Berpuluh-puluh tahun dan itu terus diwariskan dalam bentuk pemilu, kita belum sepenuhnya berhasil menyaring orang yang cocok. Ada saja salah pilih. Belum lagi godaan dalam bentuk janji dan materi, hadir mempermanis jalannya pemilihan. Pemilu menjadi peristiwa politik penuh skenario atraktif. Kita disuguhi sandiwara yang cukup menarik di tengah kehausan hiburan.

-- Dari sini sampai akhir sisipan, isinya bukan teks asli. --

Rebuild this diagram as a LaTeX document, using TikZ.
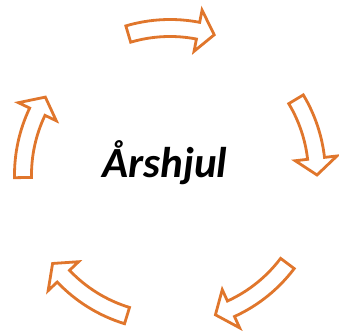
\documentclass[tikz,border=0pt]{standalone}
\usepackage{fontspec}
\setmainfont{Carlito}
\definecolor{arrowor}{HTML}{E0762C}
\tikzset{
  cycarrow/.style={draw=arrowor, fill=white, line width=2.8pt, line join=miter},
  title/.style={font=\fontsize{43}{46}\selectfont\bfseries\itshape, inner sep=0pt}
}
\newcommand{\cyclearrow}[2]{%
  \pgfmathsetmacro{\aA}{#1}%
  \pgfmathsetmacro{\aB}{#2+6.5}%
  \pgfmathsetmacro{\aT}{#2}%
  \draw[cycarrow] (\aA:155.5) arc[start angle=\aA, end angle=\aB, radius=155.5]
    -- (\aB:168) -- (\aT:147) -- (\aB:126) -- (\aB:138.5)
    arc[start angle=\aB, end angle=\aA, radius=138.5] -- cycle;}
\begin{document}
\begin{tikzpicture}[x=1pt,y=1pt]
\useasboundingbox (0,0) rectangle (339,331);
\coordinate (c) at (170,156);
\begin{scope}[shift={(c)}]
\foreach \a/\b in {106.5/72.5, 31/0, -37/-72, -107/-143, 181/148}{
  \cyclearrow{\a}{\b}
}
\end{scope}
\node[title, anchor=base] (t) at (165,153) {Årshjul};
\end{tikzpicture}
\end{document}
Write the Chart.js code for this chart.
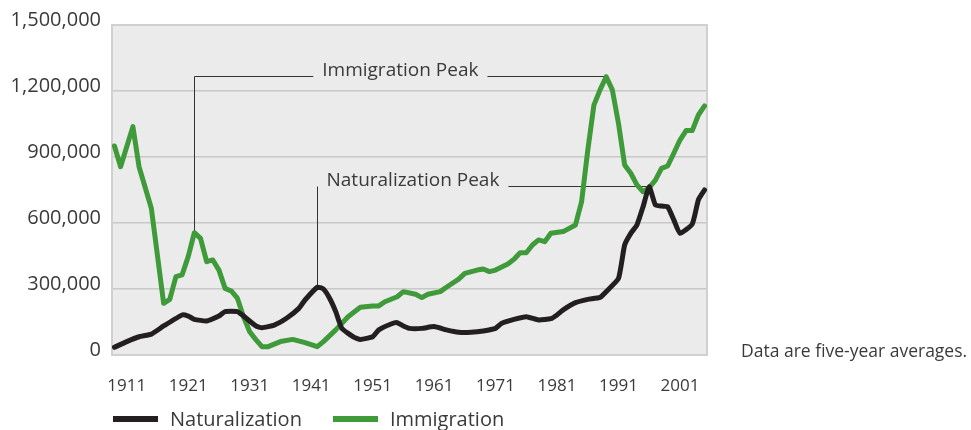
<!DOCTYPE html>
<html>
<head>
<meta charset="utf-8">
<title>Naturalization and Immigration</title>
<script src="https://cdn.jsdelivr.net/npm/chart.js@4.4.1/dist/chart.umd.min.js"></script>
<style>
    html, body { margin: 0; padding: 0; background: #fff; }
    #wrap { position: relative; width: 971px; height: 430px; font-family: "Open Sans", sans-serif; color: #3a3a3a; }
    #chart { position: absolute; left: 0; top: 0; }
    #note { position: absolute; left: 741px; top: 338px; font-size: 17.5px; white-space: nowrap; }
    #legend { position: absolute; left: 113px; top: 405px; display: flex; align-items: center; font-size: 20px; }
    .item { display: flex; align-items: center; margin-right: 31px; }
    .swatch { width: 45px; height: 6px; margin-right: 12px; }
</style>
</head>
<body>
<div id="wrap">
    <canvas id="chart" width="971" height="430"></canvas>
    <div id="note">Data are five-year averages.</div>
    <div id="legend"></div>
</div>
<script>
// ===== DATA (five-year averages) =====
const tickYears = [1911, 1921, 1931, 1941, 1951, 1961, 1971, 1981, 1991, 2001];
const yTicks = [0, 300000, 600000, 900000, 1200000, 1500000];

const naturalizationYears = [1909, 1911, 1913, 1915, 1917, 1920, 1921, 1922, 1924, 1926,
    1927, 1929, 1930, 1932, 1933, 1935, 1937, 1939, 1940, 1942,
    1943, 1944, 1945, 1946, 1948, 1949, 1951, 1952, 1954, 1955,
    1956, 1957, 1959, 1961, 1963, 1965, 1967, 1969, 1971, 1972,
    1974, 1976, 1978, 1980, 1981, 1982, 1984, 1986, 1988, 1989,
    1991, 1992, 1993, 1994, 1995, 1996, 1997, 1998, 1999, 2000,
    2001, 2003, 2004, 2005];
const naturalizationValues = [35000, 61000, 83000, 95000, 132000, 182000, 177000, 162000, 155000, 177000,
    197000, 197000, 177000, 132000, 124000, 136000, 167000, 212000, 250000, 308000,
    300000, 258000, 197000, 121000, 80000, 71000, 83000, 114000, 141000, 147000,
    132000, 121000, 121000, 129000, 114000, 103000, 103000, 109000, 121000, 144000,
    162000, 174000, 159000, 165000, 182000, 205000, 238000, 253000, 262000, 288000,
    348000, 500000, 553000, 591000, 674000, 765000, 682000, 677000, 674000, 614000,
    553000, 595000, 705000, 750000];

const immigrationYears = [1909, 1910, 1912, 1913, 1915, 1917, 1918, 1919, 1920, 1921,
    1922, 1923, 1924, 1925, 1926, 1927, 1928, 1929, 1930, 1931,
    1932, 1933, 1934, 1936, 1938, 1940, 1942, 1943, 1945, 1947,
    1949, 1951, 1952, 1953, 1955, 1956, 1958, 1959, 1960, 1962,
    1963, 1965, 1966, 1968, 1969, 1970, 1971, 1973, 1974, 1975,
    1976, 1977, 1978, 1979, 1980, 1982, 1984, 1985, 1986, 1987,
    1988, 1989, 1990, 1991, 1992, 1993, 1994, 1995, 1996, 1997,
    1998, 1999, 2000, 2001, 2002, 2003, 2004, 2005];
const immigrationValues = [950000, 856000, 1038000, 856000, 667000, 235000, 253000, 356000, 364000, 447000,
    556000, 530000, 424000, 432000, 386000, 303000, 291000, 258000, 174000, 106000,
    70000, 38000, 38000, 61000, 71000, 56000, 38000, 61000, 114000, 174000,
    217000, 223000, 223000, 242000, 265000, 288000, 276000, 261000, 276000, 288000,
    308000, 345000, 371000, 386000, 391000, 379000, 386000, 414000, 435000, 465000,
    465000, 500000, 523000, 515000, 553000, 561000, 591000, 697000, 930000, 1136000,
    1205000, 1265000, 1205000, 1053000, 864000, 826000, 773000, 742000, 761000, 795000,
    848000, 859000, 917000, 977000, 1020000, 1020000, 1091000, 1132000];

// peak call-outs: [label, dataset index, year of the earlier bump, year of the peak]
const peakNotes = [
    ['Immigration Peak', 1, 1922, 1989],
    ['Naturalization Peak', 0, 1942, 1996]
];

const COLORS = {
    naturalization: '#231f20',
    immigration: '#3f9a3a',
    plotBg: '#ebebeb',
    grid: '#c8c8c8',
    text: '#3a3a3a'
};
const FONT = '"Open Sans", sans-serif';

function toPoints(xs, ys) {
    return xs.map((x, i) => ({ x: x, y: ys[i] }));
}

// gray plot panel with a thin frame
const plotPanel = {
    id: 'plotPanel',
    beforeDraw(chart) {
        const a = chart.chartArea;
        const ctx = chart.ctx;
        ctx.save();
        ctx.fillStyle = COLORS.plotBg;
        ctx.fillRect(a.left, a.top, a.right - a.left, a.bottom - a.top);
        ctx.restore();
    },
    beforeDatasetsDraw(chart) {
        const a = chart.chartArea;
        const ctx = chart.ctx;
        ctx.save();
        ctx.strokeStyle = '#d0d0d0';
        ctx.lineWidth = 2;
        ctx.strokeRect(a.left, a.top, a.right - a.left, a.bottom - a.top);
        ctx.restore();
    }
};

// leader lines and labels for the two peaks
const peakCallouts = {
    id: 'peakCallouts',
    beforeDatasetsDraw(chart) {
        const ctx = chart.ctx;
        const xs = chart.scales.x;
        const ys = chart.scales.y;
        ctx.save();
        ctx.font = '19px ' + FONT;
        ctx.fillStyle = COLORS.text;
        ctx.strokeStyle = '#333';
        ctx.lineWidth = 1;
        ctx.textBaseline = 'middle';

        peakNotes.forEach(([text, dsIndex, bumpYear, peakYear], n) => {
            const pts = chart.data.datasets[dsIndex].data;
            const bump = pts.find(p => p.x === bumpYear);
            const peak = pts.find(p => p.x === peakYear);
            const bx = Math.round(xs.getPixelForValue(bump.x)) + 0.5;
            const by = ys.getPixelForValue(bump.y);
            const px = xs.getPixelForValue(peak.x);
            const lineY = Math.round(ys.getPixelForValue(peak.y)) - 0.5;
            const w = ctx.measureText(text).width;

            ctx.beginPath();
            ctx.moveTo(bx, by);
            ctx.lineTo(bx, lineY);
            let textLeft;
            if (n === 0) {
                // elbow: vertical then across to the label, label centred between both points
                textLeft = (bx + px) / 2 - w / 2;
                ctx.lineTo(textLeft - 9, lineY);
            } else {
                textLeft = bx + 9;
            }
            ctx.moveTo(textLeft + w + 9, lineY);
            ctx.lineTo(px, lineY);
            ctx.stroke();

            ctx.textAlign = 'left';
            ctx.fillText(text, textLeft, lineY - 6);
        });
        ctx.restore();
    }
};

const chart = new Chart(document.getElementById('chart'), {
    type: 'line',
    data: {
        datasets: [{
            label: 'Naturalization',
            data: toPoints(naturalizationYears, naturalizationValues),
            borderColor: COLORS.naturalization,
            backgroundColor: COLORS.naturalization,
            borderWidth: 5,
            pointRadius: 0,
            tension: 0.15,
            borderJoinStyle: 'round',
            borderCapStyle: 'round'
        }, {
            label: 'Immigration',
            data: toPoints(immigrationYears, immigrationValues),
            borderColor: COLORS.immigration,
            backgroundColor: COLORS.immigration,
            borderWidth: 5,
            pointRadius: 0,
            tension: 0,
            borderJoinStyle: 'round',
            borderCapStyle: 'round'
        }]
    },
    options: {
        responsive: false,
        animation: false,
        devicePixelRatio: 1,
        layout: { padding: { left: 0, right: 264, top: 25, bottom: 0 } },
        plugins: {
            legend: { display: false },
            tooltip: { enabled: false }
        },
        scales: {
            x: {
                type: 'linear',
                min: 1908.6,
                max: 2005.4,
                afterBuildTicks: (s) => { s.ticks = tickYears.map(v => ({ value: v })); },
                afterFit: (s) => { s.height = 75; },
                grid: { display: false },
                border: { display: false },
                ticks: {
                    color: COLORS.text,
                    font: { family: FONT, size: 17 },
                    padding: 13,
                    maxRotation: 0,
                    autoSkip: false,
                    callback: (v) => String(v)
                }
            },
            y: {
                min: 0,
                max: 1500000,
                afterBuildTicks: (s) => { s.ticks = yTicks.map(v => ({ value: v })); },
                afterFit: (s) => { s.width = 112; },
                grid: { color: COLORS.grid, lineWidth: 1.5, drawTicks: false },
                border: { display: false },
                ticks: {
                    color: COLORS.text,
                    font: { family: FONT, size: 20 },
                    padding: 11,
                    labelOffset: -5,
                    callback: (v) => v.toLocaleString('en-US')
                }
            }
        }
    },
    plugins: [plotPanel, peakCallouts]
});

// legend built from the datasets
const legend = document.getElementById('legend');
chart.data.datasets.forEach(ds => {
    const item = document.createElement('div');
    item.className = 'item';
    const sw = document.createElement('span');
    sw.className = 'swatch';
    sw.style.background = ds.borderColor;
    const label = document.createElement('span');
    label.textContent = ds.label;
    item.appendChild(sw);
    item.appendChild(label);
    legend.appendChild(item);
});
</script>
</body>
</html>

Reza Mustafa, penulis sekaligus jama'ah Komunitas Kanot Bu, dalam vignetnya menangkap betapa figur pemimpin atau tokoh yang tersedia tidak utuh. Ada saja kurang. Lengkap kepala, tidak utuh indera. Ada mata tidak ada otak. Atau sebaliknya. Karya tahun 2012 ini dipajang di pintu kamar belakang KKB. dan kita menangkap ketakutuhan ini sebagai bentuk sinisme terhadap perilaku politik politikus. Misal, berjubah agamis, korup terselubung. Berdandan tokoh, makan dana bantuan amat bernafsu. Juga misalnya, latar seniman, begitu berpolitik, elitis dan feodal berperilaku. Fenomena ini sedang trend paska reformasi hingga paska damai Aceh.
Figur yang utuh dalam perilaku hanya kita dapati dalam kisah hikmah atau dongeng pengantar tidur anak kita. Selebihnya, nihil.